Three thoughts on this:
Steve Chalmers
11

You realise that most of the time if you have a software product, you won’t care if a contractor is stuck with a branch from a few years ago. Your software will keep moving forward.

The initial sale of modern software is for the use of the product. Costs and the product are ongoing, an unfinished masterpiece (in theory). The ownership model is dead and it’s proponents are going to die (in business) because they either have no changes needed, or are sticking their heads in the sand hoping to avoid the march of progress.

What I do is have contractors sign a contract of employment which is one page. The main point on it for this discussion is to say I own any work they do for me, and they are not permitted to re-use that work for others in plain English. They are essentially selling time and execution for their pay during work hours.
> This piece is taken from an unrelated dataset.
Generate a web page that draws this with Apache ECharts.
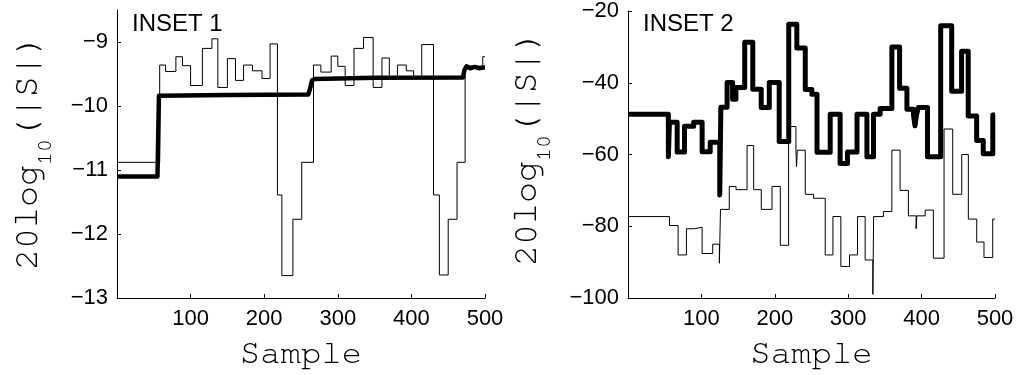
<!DOCTYPE html>
<html>
<head>
<meta charset="utf-8">
<script src="https://cdn.jsdelivr.net/npm/echarts@6/dist/echarts.min.js"></script>
<style>
  html, body { margin: 0; padding: 0; background: #fff; }
  #chart { width: 1026px; height: 375px; }
</style>
</head>
<body>
<div id="chart"></div>
<script>
// Tick positions / labels
const sampleTicks = [100, 200, 300, 400, 500];
const inset1Ticks = [-13, -12, -11, -10, -9];
const inset2Ticks = [-100, -80, -60, -40, -20];

// INSET 1, heavy trace: polyline vertices [sample, dB]
const inset1Heavy = [
  [0, -11.10], [55, -11.10], [57, -9.84], [150, -9.83], [260, -9.82],
  [263, -9.70], [265, -9.60], [268, -9.58], [350, -9.56], [470, -9.555],
  [472, -9.44], [475, -9.38], [480, -9.41], [486, -9.39], [492, -9.41],
  [497, -9.40], [500, -9.40]
];

// INSET 1, light trace: [sample where level starts, dB level]
const inset1Light = [
  [0, -10.88], [58, -9.36], [66, -9.46], [80, -9.23], [89, -9.37],
  [100, -9.68], [116, -9.10], [129, -8.95], [137, -9.71], [150, -9.26],
  [161, -9.60], [172, -9.36], [184, -9.45], [197, -9.57], [208, -9.03],
  [218, -11.39], [224, -12.65], [239, -11.77], [251, -10.88], [267, -9.36],
  [277, -9.47], [291, -9.22], [300, -9.38], [310, -9.68], [322, -9.10],
  [335, -8.93], [348, -9.71], [360, -9.25], [370, -9.58], [381, -9.36],
  [393, -9.45], [403, -9.57], [414, -9.04], [430, -11.39], [438, -12.64],
  [450, -11.77], [462, -10.88], [473, -9.38], [497, -9.23], [500, -9.23]
];

// INSET 2, heavy trace: [sample where level starts, dB level]
const inset2Heavy = [
  [0, -48.8], [55, -60.6], [56.5, -51.0], [67, -59.3], [77, -52.1],
  [89.5, -51.0], [101, -59.2], [112, -56.6], [125, -71.3], [126.5, -46.8],
  [135, -39.9], [142.5, -44.6], [147, -41.3], [159, -28.7], [170, -41.8],
  [181.5, -46.9], [192.5, -39.9], [206, -56.4], [219, -23.7], [230, -30.3],
  [241.5, -41.9], [250.5, -43.2], [257.5, -59.4], [275.5, -48.8], [289, -62.5],
  [299, -59.3], [312, -48.8], [325.5, -60.6], [334.5, -48.8], [343.5, -47.2],
  [359.5, -30.0], [370, -41.5], [380, -47.4], [389, -49.0], [391, -52.0],
  [393, -49.0], [395.5, -46.9], [408, -60.6], [426, -24.1], [441, -42.4],
  [454.5, -31.2], [463.5, -49.3], [475, -56.1], [484, -59.8], [497, -49.0],
  [500, -49.0]
];

// INSET 2, light trace: [sample where level starts, dB level]
const inset2Light = [
  [0, -77.3], [56.5, -79.8], [68.3, -88.0], [79.6, -80.7], [90, -80.3],
  [101, -87.6], [115.4, -85.0], [124.5, -90.3], [126, -75.3], [138, -68.9],
  [147.2, -69.8], [162.2, -57.5], [171.2, -69.8], [181.6, -75.3], [196.2, -68.9],
  [207.5, -85.3], [218.8, -52.2], [228.8, -58.8], [229.6, -63.4], [230.6, -58.8],
  [241.5, -71.1], [252.8, -72.2], [268.7, -88.0], [279.2, -77.3], [290, -91.2],
  [301.8, -88.0], [312.7, -77.3], [323.1, -89.4], [333.6, -99.0], [334.6, -77.3],
  [348, -75.9], [359.5, -58.8], [370.7, -70.0], [382, -77.1], [392.5, -80.7],
  [393.5, -77.1], [404.8, -75.5], [416, -88.9], [430.6, -52.9], [442.4, -71.1],
  [454.7, -60.0], [463.7, -78.0], [475.1, -84.4], [485, -88.7], [496.9, -78.0],
  [500, -78.0]
];

const MONO = '"Nimbus Mono PS", "Nimbus Mono L", FreeMono, Courier, "Liberation Mono", monospace';
const minus = v => String(v).replace('-', '\u2212');
const tickFont = { fontFamily: 'Liberation Sans', fontSize: 22, color: '#000' };
const axisLineStyle = { color: '#000', width: 1 };

function xAxisFor(gridIndex) {
  return {
    type: 'value', gridIndex, min: 0, max: 500,
    name: 'Sample', nameLocation: 'middle', nameGap: 38,
    nameTextStyle: { fontFamily: MONO, fontSize: 34, color: '#000' },
    axisLine: { show: true, lineStyle: axisLineStyle },
    axisTick: { show: true, inside: true, length: 4, customValues: sampleTicks, lineStyle: axisLineStyle },
    axisLabel: Object.assign({ margin: 10, customValues: sampleTicks, formatter: minus }, tickFont),
    splitLine: { show: false }
  };
}

function yAxisFor(gridIndex, min, max, ticks) {
  return {
    type: 'value', gridIndex, min, max,
    axisLine: { show: true, lineStyle: axisLineStyle },
    axisTick: { show: true, inside: true, length: 4, customValues: ticks, lineStyle: axisLineStyle },
    axisLabel: Object.assign({ margin: 9, customValues: ticks, formatter: minus }, tickFont),
    splitLine: { show: false }
  };
}

// Vertical "20log10(|S|)" label with a lowered subscript, reading bottom to top
const MAIN_PX = 35, SUB_PX = 21.5;
function dbLabel(cx, startY) {
  const adv = MAIN_PX * 0.6, subAdv = SUB_PX * 0.6;
  const txt = (text, x, y, size) => ({
    type: 'text', x, y,
    style: { text, font: size + 'px ' + MONO, fill: '#000',
             align: 'left', verticalAlign: 'middle', textAlign: 'left', textVerticalAlign: 'middle' }
  });
  return {
    type: 'group', x: cx, y: startY, rotation: Math.PI / 2,
    children: [
      txt('20log', 0, 0, MAIN_PX),
      txt('10', 5 * adv, 18.5, SUB_PX),
      txt('(|S|)', 5 * adv + 2 * subAdv, 0, MAIN_PX)
    ]
  };
}

const chart = echarts.init(document.getElementById('chart'), null, { renderer: 'canvas' });
chart.setOption({
  animation: false,
  backgroundColor: '#fff',
  grid: [
    { left: 117, top: 10, width: 368, height: 293 },
    { left: 628, top: 10, width: 367, height: 292 }
  ],
  xAxis: [xAxisFor(0), xAxisFor(1)],
  yAxis: [
    yAxisFor(0, -13, -8.5, inset1Ticks),
    yAxisFor(1, -100, -20, inset2Ticks)
  ],
  graphic: [
    { type: 'text', left: 132, top: 12, style: { text: 'INSET 1', font: '24px "Liberation Sans"', fill: '#000' } },
    { type: 'text', left: 643, top: 12, style: { text: 'INSET 2', font: '24px "Liberation Sans"', fill: '#000' } },
    dbLabel(26, 270),
    dbLabel(525, 266)
  ],
  series: [
    { type: 'line', xAxisIndex: 0, yAxisIndex: 0, data: inset1Light, step: 'end', showSymbol: false,
      lineStyle: { color: '#000', width: 1 }, z: 2 },
    { type: 'line', xAxisIndex: 0, yAxisIndex: 0, data: inset1Heavy, showSymbol: false,
      lineStyle: { color: '#000', width: 4.5, join: 'round' }, z: 3 },
    { type: 'line', xAxisIndex: 1, yAxisIndex: 1, data: inset2Light, step: 'end', showSymbol: false,
      lineStyle: { color: '#000', width: 1 }, z: 2 },
    { type: 'line', xAxisIndex: 1, yAxisIndex: 1, data: inset2Heavy, step: 'end', showSymbol: false,
      lineStyle: { color: '#000', width: 5, join: 'round' }, z: 3 }
  ]
});
</script>
</body>
</html>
If they do a better job outside of work hours, fine they can be the boss and I’ll go work for them (or not). If they take my software, my code and re-sell it; I’ll be able to tell unless they improve it to a point where I cannot recognise it or identify patterns, and again, I’d probably prefer them to pay me to work for them.

Most of my software does nothing without other software, they can only submit for test, they probably don’t know how to run it because they don’t have that access.

Ownership is overrated is my point, and the legal beagle market is misleading it’s clients. It’s like campaigning over who can carry the most weight; it’s contrary to intelligence, agility and competitiveness. I’m pretty sure that is what the original author was getting at.